For Israelis, Kidnapping of Soldiers is Especially Traumatic – and Costly

Cpl. Gilad Shalit, a baby-faced soldier with large, round glasses, smiles from the front pages of Israeli newspapers under banner headlines calling for his return home.

The 19-year-old was captured and taken hostage Sunday in Gaza after being lightly wounded during a Palestinian cross-border raid. Two other soldiers in his tank unit were killed in the battle.

Hamas and two smaller groups claimed responsibility for the attack and now reportedly are calling for the release of Palestinian women and youths from Israeli prisons in exchange for information on the soldier.

The specter of soldiers being kidnapped is one of the greatest fears in Israeli society, reminding the country of its own vulnerability. For years, terrorist groups have sought to abduct soldiers, believing they can be used as bargaining chips.

Shalit, described as a kind and shy teenager by his family, has joined the ranks of Israeli soldiers captured in battle in recent years. Other cases include:

* October 2000 – Benny Avraham, Adi Avitan and Omar Souad, three soldiers patrolling the Lebanese border by jeep, are ambushed, killed and dragged across the border by Hezbollah guerillas. Three years of negotiations mediated by Germany lead to an agreement to return their remains to Israel, along with kidnapped Israeli businessman Elhanan Tannenbaum in exchange for the release of hundreds of Arab prisoners.

* October 1994 – Cpl.
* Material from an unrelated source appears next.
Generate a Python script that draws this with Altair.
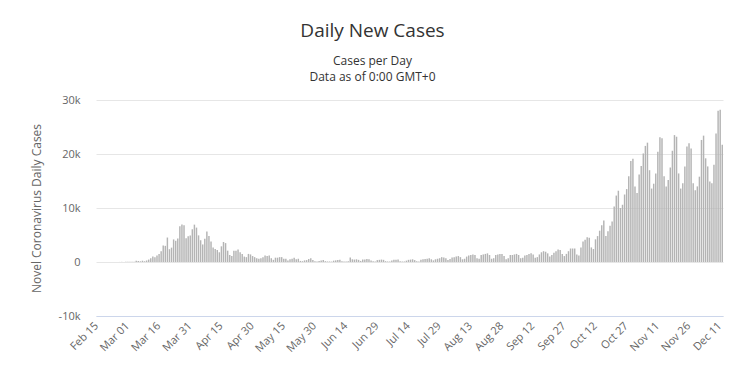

Nachshon Wachsman, 19, is captured by a Hamas cell in the West Bank which asks for the release of Palestinian prisoners. A botched commando raid leaves Wachsman, a commanding officer, and several hostage-takers dead.

* October 1986 – C-pt. Ron Arad, an Israeli air force navigator, parachutes out of his damaged warplane over Lebanon and is taken hostage. Israel says Arad is captured by Lebanese militiamen connected to Iran, but no concrete information is available on his whereabouts or his condition and years later he remains unaccounted for, amid speculation that he is dead.

Raphael Israeli, a Hebrew University history professor who specializes in Islamic history and its fundamentalist movements, said kidnappings strike deeply at the Israeli psyche.

A soldier killed in battle is not an unexpected event, he said, “but when one is captured and helpless it immediately brings up the image of the Holocaust, where Jews did not have the opportunity to fight or resist,” he said.

Furthermore, the drama of a kidnapping creates a wide audience, especially, he said, in a small country where “we are very few and therefore everyone counts. When something like this happens, everyone is worried.”

The Shalit family has been sequestered in its village in the western Galilee since the news of their son’s capture. Gilad’s father made his first comments to the media on Monday to Israel’s Army Radio, choking back tears as he pleaded for his son’s life.

“It is important for me that he is treated well medically and that they treat him fairly, that they remember he is a human being,” Noam Shalit said in the interview. “We believe that whoever holds him has a family and knows what we are feeling.”